The army Basil led north was not his best. The eastern legions remained pinned down on the Arab frontier. He marched from Adrianople through Plovdiv to the Bulgarian fortress of Sredets - the city now called Sofia. He invested the walls. The siege went badly almost from the start. Bulgarian raiders cut Byzantine supply lines through the surrounding country. The besiegers found themselves running out of food before the besieged did. Basil had stationed an officer named Leon Melissenos to guard the rear of the army on the road back to Plovdiv, and an army under Samuel had moved into the mountains to close the trap. When Basil decided he had to retreat, Melissenos had already pulled back to Plovdiv on his own initiative, leaving the pass open.

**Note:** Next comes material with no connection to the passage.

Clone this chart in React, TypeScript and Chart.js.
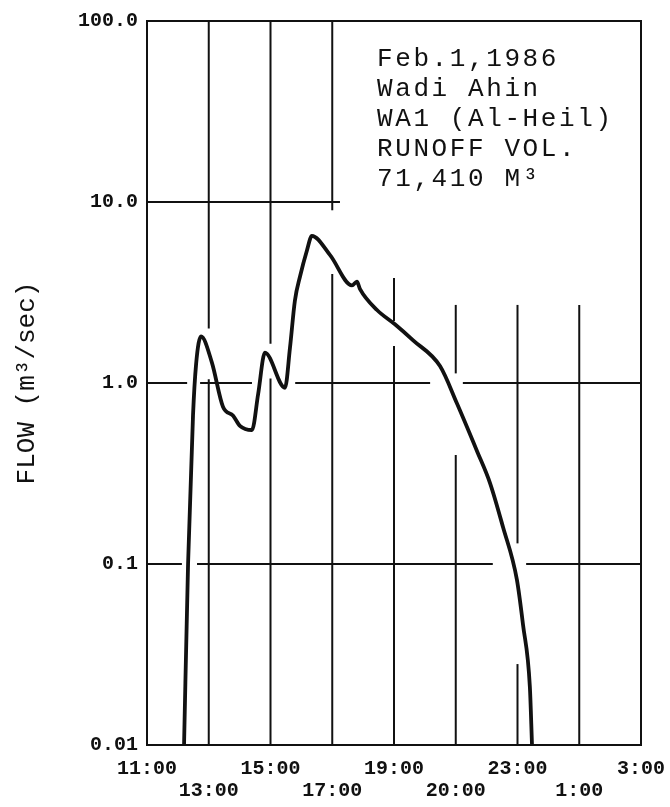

The Byzantine army left the Sofia valley and stopped for the night near Ihtiman. By that night, men around the campfires were swapping rumors - the Bulgarians had blocked every pass ahead, the army was surrounded, retreat was impossible. The whispers ate at discipline. By morning the retreat had become a stumble. Then the Bulgarians struck. Samuel's men - and probably his nephew Roman, the son of the last Bulgarian tsar - swept down the slopes of the Sredna Gora into the marching column. The Byzantine vanguard managed to push through the pass before it fully closed. The center and rear did not. Surrounded soldiers tried to form lines on broken ground, were broken, ran, were caught. The imperial insignia - the standards an emperor was supposed to die before losing - fell into Bulgarian hands. Only the elite Armenian infantry held together long enough to cut a path through the secondary slopes and lead Basil out alive. The men who saved the emperor that day did so at heavy cost; many of them did not come back from the gap they punched.

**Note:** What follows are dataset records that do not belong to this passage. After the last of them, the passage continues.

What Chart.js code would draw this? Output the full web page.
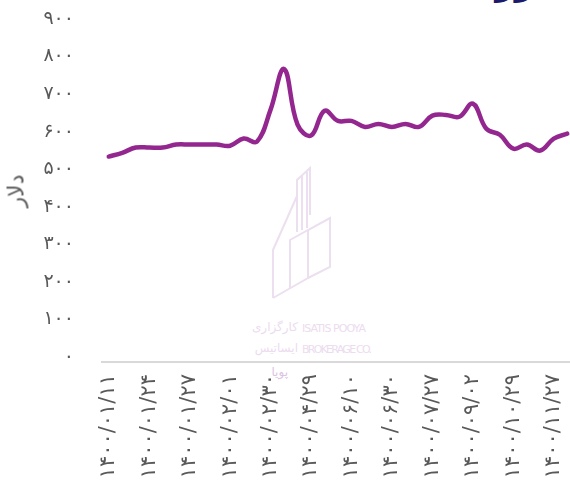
<!DOCTYPE html>
<html lang="fa">
<head>
<meta charset="utf-8">
<script src="https://cdn.jsdelivr.net/npm/chart.js@4.4.1/dist/chart.umd.min.js"></script>
<style>
  html, body { margin: 0; padding: 0; background: #fff; overflow: hidden; }
  #wrap { position: relative; width: 580px; height: 488px; }
  #title { position: absolute; top: -37px; right: 34px; font: bold 34px "DejaVu Sans", sans-serif; color: #1c1a6b; direction: rtl; white-space: nowrap; }
  #ytitle { position: absolute; left: 16px; top: 191px; transform: translate(-50%, -50%) rotate(-90deg); font: 22px "DejaVu Sans", sans-serif; color: #595959; white-space: nowrap; }
  #mark { position: absolute; left: 0; top: 0; }
  #chart { position: absolute; left: 0; top: 0; }
</style>
</head>
<body>
<div id="wrap">
  <div id="title">ارز</div>
  <svg id="mark" width="580" height="488" xmlns="http://www.w3.org/2000/svg">
    <g fill="none" stroke="#ecdff0" stroke-width="2">
      <path d="M273 298 L273 250 L297 196 L297 180 L310 168 L310 215"/>
      <path d="M297 180 L297 232 M302 176 L302 230 M307 172 L307 228"/>
      <path d="M273 298 L308 278 L308 230 L330 218 L330 267 L308 278"/>
      <path d="M290 288 L290 240 L308 230"/>
    </g>
    <g font-family="DejaVu Sans, sans-serif" fill="#ecdcef">
      <text x="298" y="331" font-size="12" text-anchor="end">کارگزاری</text>
      <text x="298" y="352" font-size="12" text-anchor="end">ایساتیس</text>
      <text x="288" y="376" font-size="12" text-anchor="end" fill="#dcc3e3">پویا</text>
      <text x="302" y="332" font-size="11" textLength="64">ISATIS POOYA</text>
      <text x="302" y="353" font-size="11" textLength="70">BROKERAGE CO.</text>
    </g>
  </svg>
  <canvas id="chart" width="580" height="488"></canvas>
  <div id="ytitle">دلار</div>
</div>
<script>
// tick labels shown under the axis (every third date)
const dateLabels = [
  '۱۴۰۰/۰۱/۱۱', '۱۴۰۰/۰۱/۲۴', '۱۴۰۰/۰۱/۲۷', '۱۴۰۰/۰۲/۰۱',
  '۱۴۰۰/۰۲/۳۰', '۱۴۰۰/۰۴/۲۹', '۱۴۰۰/۰۶/۱۰', '۱۴۰۰/۰۶/۳۰',
  '۱۴۰۰/۰۷/۲۷', '۱۴۰۰/۰۹/۰۲', '۱۴۰۰/۱۰/۲۹', '۱۴۰۰/۱۱/۲۷',
];
const LABEL_STEP = 3;

// dollar price, one value per category
const values = [
  547, 557, 571, 571, 571, 579, 579, 579, 579, 576,
  595, 587, 672, 780, 632, 603, 669, 642, 642, 626,
  634, 626, 634, 626, 656, 658, 653, 688, 621, 605,
  568, 579, 563, 595, 608,
];

const Y_MIN = 0, Y_MAX = 900, Y_STEP = 100;

const labels = values.map((_, i) => i % LABEL_STEP === 0 ? (dateLabels[i / LABEL_STEP] ?? '') : '');

const faDigits = '۰۱۲۳۴۵۶۷۸۹';
const toFa = n => String(n).replace(/\d/g, d => faDigits[d]);

const FONT = '"DejaVu Sans", sans-serif';
const GREY = '#595959';

new Chart(document.getElementById('chart'), {
  type: 'line',
  data: {
    labels,
    datasets: [{
      data: values,
      borderColor: '#93278f',
      borderWidth: 4.5,
      tension: 0.4,
      pointRadius: 0,
      borderCapStyle: 'round',
      borderJoinStyle: 'round',
      fill: false,
    }],
  },
  options: {
    responsive: false,
    animation: false,
    layout: { padding: { top: 24, right: 6, left: 0, bottom: 0 } },
    plugins: { legend: { display: false }, tooltip: { enabled: false } },
    scales: {
      x: {
        offset: true,
        grid: { display: false, drawTicks: false },
        border: { display: true, color: '#d9d9d9', width: 2 },
        ticks: {
          autoSkip: false,
          maxRotation: 90,
          minRotation: 90,
          padding: 12,
          color: GREY,
          font: { family: FONT, size: 21 },
        },
        afterFit: s => { s.height = 126; s.paddingLeft = 0; s.paddingRight = 0; },
      },
      y: {
        min: Y_MIN,
        max: Y_MAX,
        grid: { display: false, drawTicks: false },
        border: { display: false },
        ticks: {
          stepSize: Y_STEP,
          padding: 28,
          labelOffset: -5,
          color: GREY,
          font: { family: FONT, size: 19 },
          callback: v => toFa(v),
        },
        afterFit: s => { s.width = 102; s.paddingTop = 0; s.paddingBottom = 0; },
      },
    },
  },
});
</script>
</body>
</html>
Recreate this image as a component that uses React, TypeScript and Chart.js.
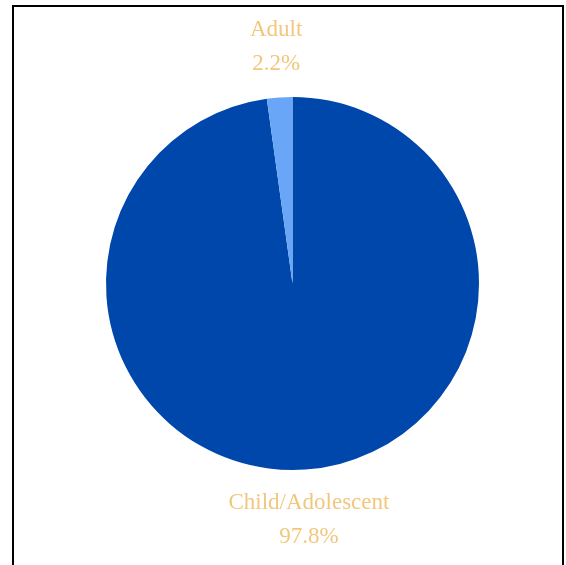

The campaign of 986 was a catastrophe Basil II spent the rest of his life answering. The disaster emboldened his rivals: the noble families of Asia Minor, led by Bardas Phokas, rose in three years of civil war that nearly took the throne from him. Samuel meanwhile took the initiative across the Balkans, raided Thessaloniki and Edessa, marched to the Adriatic coast, and incorporated Serbia into Bulgaria. Both emperors had time. The Byzantine-Bulgarian war that began in earnest after Trajan's Gates would last another thirty-two years. Basil rebuilt his armies, learned patience, and waited. By 1014 he was finally able to crush a Bulgarian army at the Battle of Kleidion, and his treatment of the prisoners afterward - traditionally, fifteen thousand men blinded, every hundredth left with one eye to lead the rest home - earned him the surname Bulgaroctonos, the Bulgar-slayer. Samuel reportedly died of a stroke at the sight of his returning men. By 1018 Bulgaria was a Byzantine province.
Trajan's Gate sits on the modern E-80 motorway between Sofia and Plovdiv, in the Sredna Gora foothills. Roman ruins still mark the ancient pass - a fortress called Stipon, walls and towers, the foundations of the road station that gave the gate its name. The mountains here are not high by Balkan standards but they channel everything moving between the Sofia plain and the Maritsa valley, which is why armies have fought here for two thousand years. A Bitola inscription, carved a generation later by Samuel's grandson Ivan Vladislav, was the first written confirmation of the great Bulgarian victory the medieval Byzantine sources had tried to minimize. Stand on the ridge in late summer, with cicadas screaming and the air shimmering above the highway, and you can see why the Byzantines panicked. The slopes close in. There is nowhere to form up. There is, for an army on the wrong day, nowhere at all to go.
Located at 42.36 N, 23.92 E, in the Sredna Gora foothills along the modern E-80 corridor, about 60 km southeast of Sofia. Best viewed at 5,000-8,000 feet altitude. The pass is the natural gap between the Sofia basin and the upper Maritsa valley; Vitosha mountain is visible to the west, the Rhodopes to the south. Nearest airports are Sofia (LBSF) and Plovdiv (LBPD).